La progression, en effet, repose sur la capacité des éléments de la danse (corps-voix-instrumentation-lumière) de s’interpeller entre eux de façon autonome. Elle est une manière de parvenir à une certaine cohésion qui n’est jamais définitive – un aspect que traduisent également les arrangements musicaux – et qui est une manière d’entrer dans le rythme, au sens fort du terme. Tout effort chorégraphique n’est ainsi, selon moi, qu’une façon nouvelle et inédite d’entrer dans le rythme. Il n’y a rien d’autre, d’où que l’on parte.
Je conçois mes chorégraphies comme des dispositifs que j’appelle des « poétiques », des sortes de petits univers rythmiques, que « j’habille » (c’est la « mise en scène ») afin qu’ils puissent s’incarner. Un peu comme le masque africain dont toute la puissance et le mystère résident dans son caractère abstrait et vivant à la fois (le masque, dans son rapport à la danse, est aussi un aspect peu compris de la danse africaine, et de l’art africain en général).
Ma chorégraphie, Les Revenants (Mozongi), poursuit dans le même esprit ce « travail sur la trame » à travers une poétique du temps, tout en étant une « physique » du temps : les revenants sont des êtres du/de temps qui, en s’ancrant dans le sol, s’ancrent dans le temps, emplissant nos vies du souffle qui les anime.
Avec Les Revenants, j’opère en quelque sorte un « retour » à la chorégraphie de groupe (mais, bien que je ne crois pas que le solo soit anti-chorégraphique, je tiens à préciser qu’aucune de mes chorégraphies ne sont des « solos » à strictement parler). Pourtant, cette étape s’impose d’elle-même et ajoute une autre dimension à l’entreprise, tout en la simplifiant, d’ailleurs, à d’autres égards : « l’occupation » de l’espace, par exemple, est une illusion, une étrangeté, que mes danses et la manière que j’ai, entre autres, de les « éclairer » tentent de conjurer, puisque les ombres, en effet, sont habitées, que l’absence (de corps) éclaire et que la danse ne se compte pas au nombre de corps qui s’agitent. L’éclairage et le son demeurent à cet égard des préoccupations majeures.

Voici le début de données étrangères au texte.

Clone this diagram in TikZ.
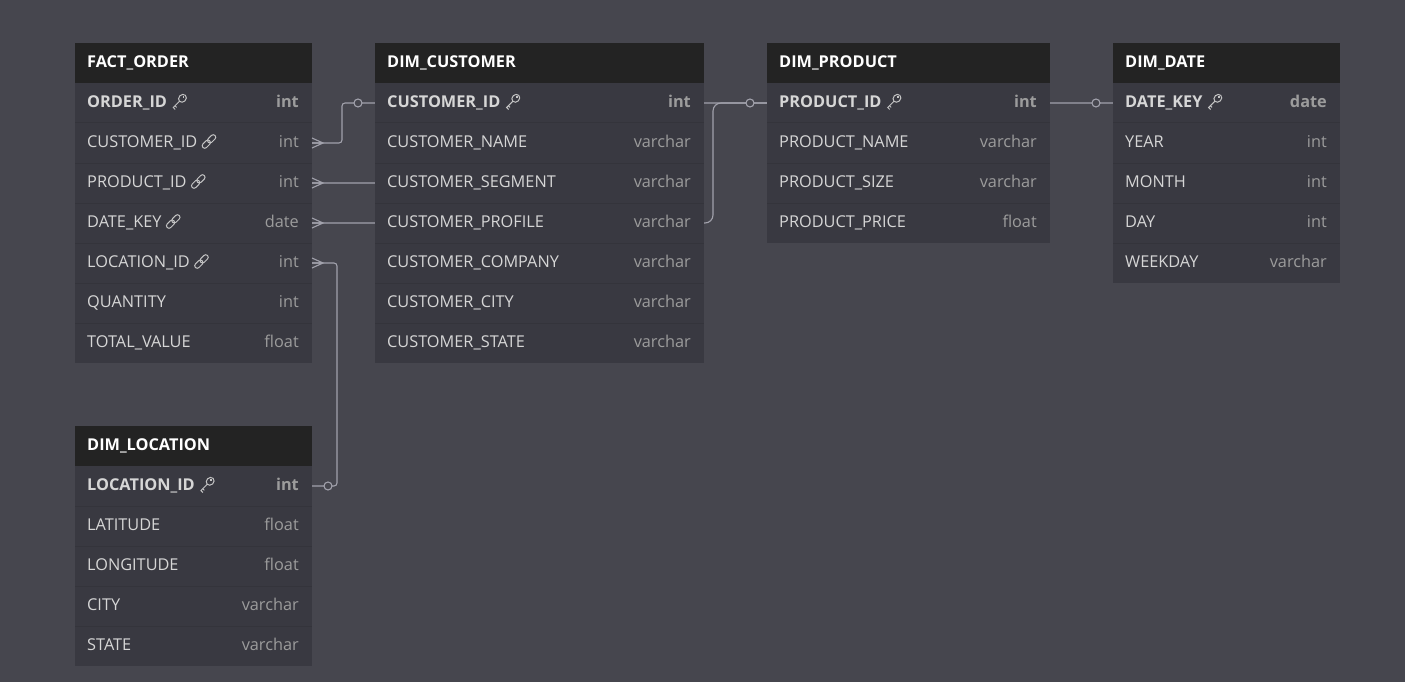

Je crois, en fin de compte, que la danse fabrique des présences dans le temps, toutes éphémères, dont la force, équivalente à leur grâce, est de disparaître. Ce qui me démange, me dérange et m’inspire tient tout entier là, pour un bout de temps encore.
et que le souffle suspend le temps
Comment savoir si,
dans le moment qui vient et
qui étreint le moment qui passe,
Il restera la trace
de ces êtres et de ces choses
qui déjà
ne sont plus ce qu’ils étaient
Ah ! n’ayons nulle crainte !
car complices du silence
nous suspendrons le temps3Texte du prélude au solo Reverdanse (1991).
Ebetaka
Ndengue nini
To ko yeba
E te
Ntango oyo
Tozali
Ezali
Ntango oyo
Tozalaka
He he he
Ko banga te
O ko kufa te*
Notes
- 1Texte inédit rédigé en décembre 1997.
- 2Susanne Fürniss, « Rigueur et liberté : la polyphonie vocale des pygmées Aka (Centrafrique) », dans Christian Meyer (dir.), Polyphonies de tradition orale. Histoire et traditions vivantes, Paris, Créaphis, 1993, p. 101-131.
- 3Texte du prélude au solo Reverdanse (1991).